September 29, 2014Articles

Two weeks ago we posted here about a recent, fairly awful Third Circuit decision, United States v. Erwin, upholding boilerplate waiver-of-appeal clauses to the point of punishing a wayward appellant — who took a sentencing appeal in apparent violation of his waiver agreement — by setting his case down for resentencing and releasing the Government from its obligation to file a downward departure motion for cooperation. Now it appears that the Department of Justice is rethinking its prosecutors’ insistence on broad waiver clauses which bar defendants from appealing at all.

In its September 27-28, 2014 edition, the Wall Street Journal reported in a story entitled “U.S. Moves to Curb Use of Waivers in Guilty Pleas” (Section A4) that the DOJ is finally considering amending its policy. The Journal reports that fully a third of the 94 U.S. Attorneys’ Offices have moved to a standard waiver-of-appeal provision in all plea agreements. The story further reports that bar associations in twelve states have condemned the practice as unethical and improper. Normally, the DOJ does not much care what positions state bar associations take on a given subject, believing associations to be populated with criminal defense attorneys acting in their own clients’ interests. But the Journal reports that, drawing upon such bar association positions, federal judges are becoming increasingly critical of the widespread use of waivers. The DOJ cares a great deal more about what judges do, of course, than about what defense lawyers think.

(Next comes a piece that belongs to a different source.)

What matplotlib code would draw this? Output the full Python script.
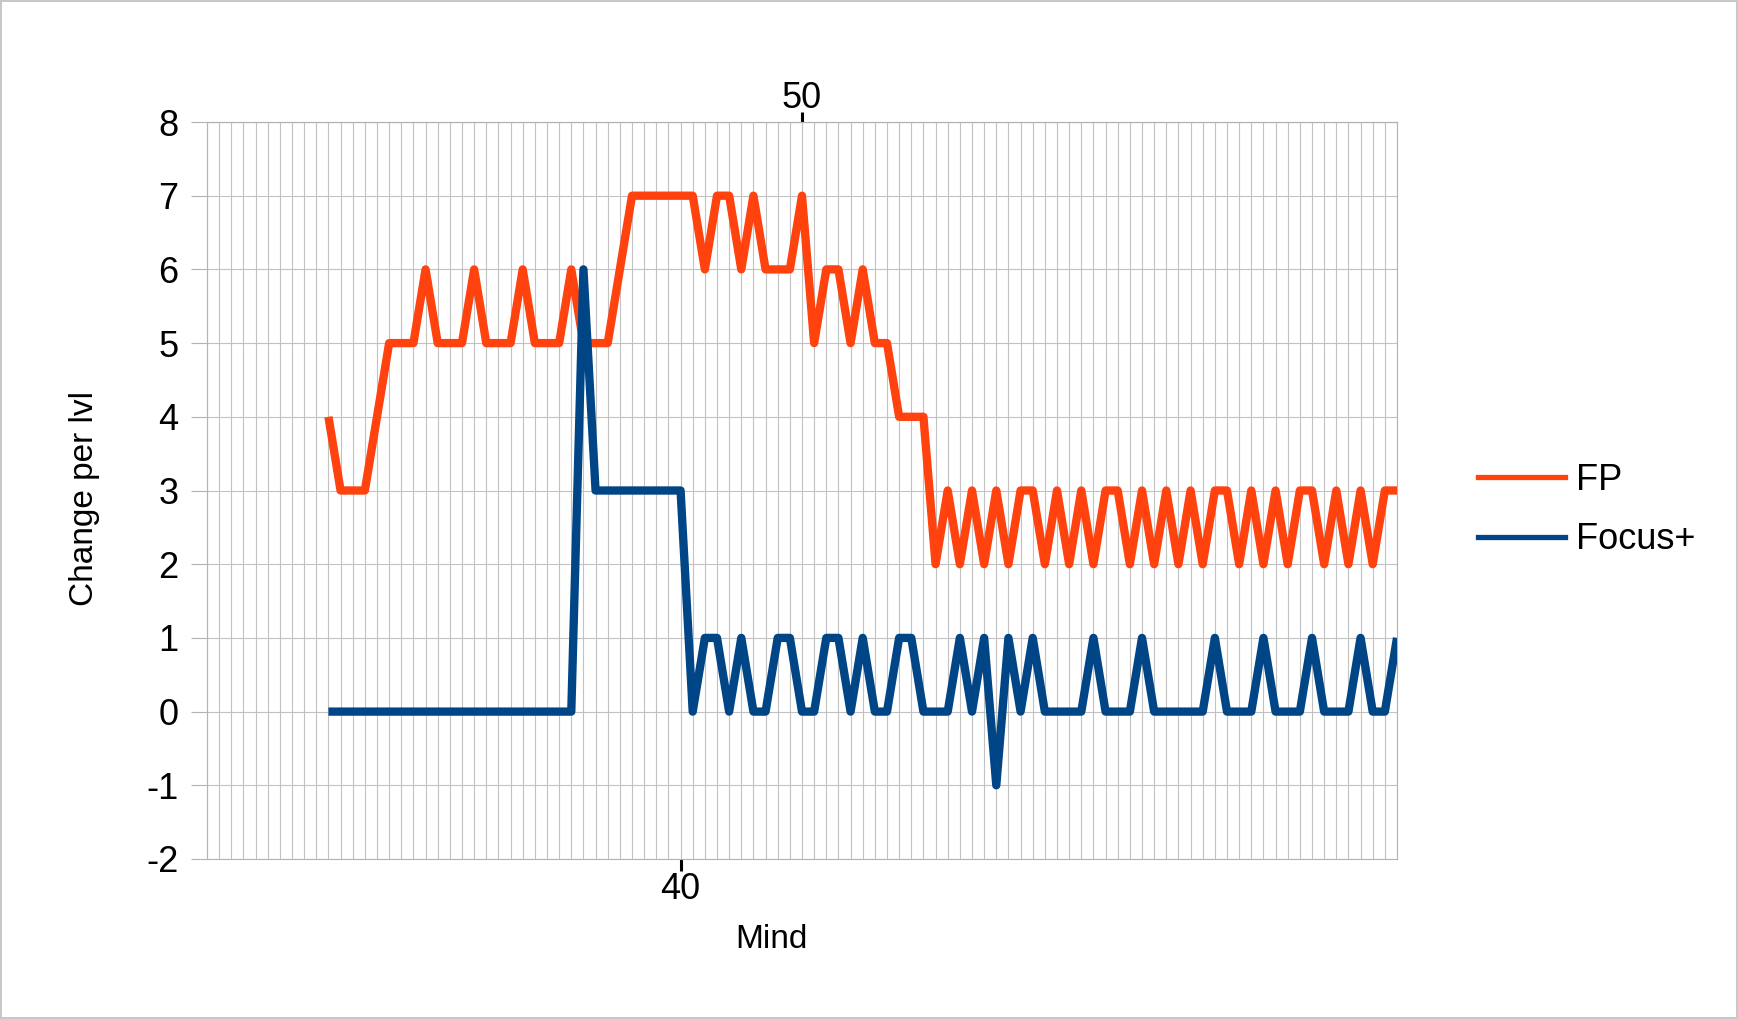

The DOJ, according to the Journal, will this week announce that it will no longer allow its prosecutors to require defendants to waive all appeals, instead preserving for appeal any claim of ineffective assistance, presumably whether it occurs in the plea negotiation and hearing process or at sentencing. Mr. Erwin would not himself have benefited from this change, since his appeal issues did not encompass poor attorney performance. But this change, if it comes as reported, may at least stanch the momentum across the federal landscape in favor of standardized waivers.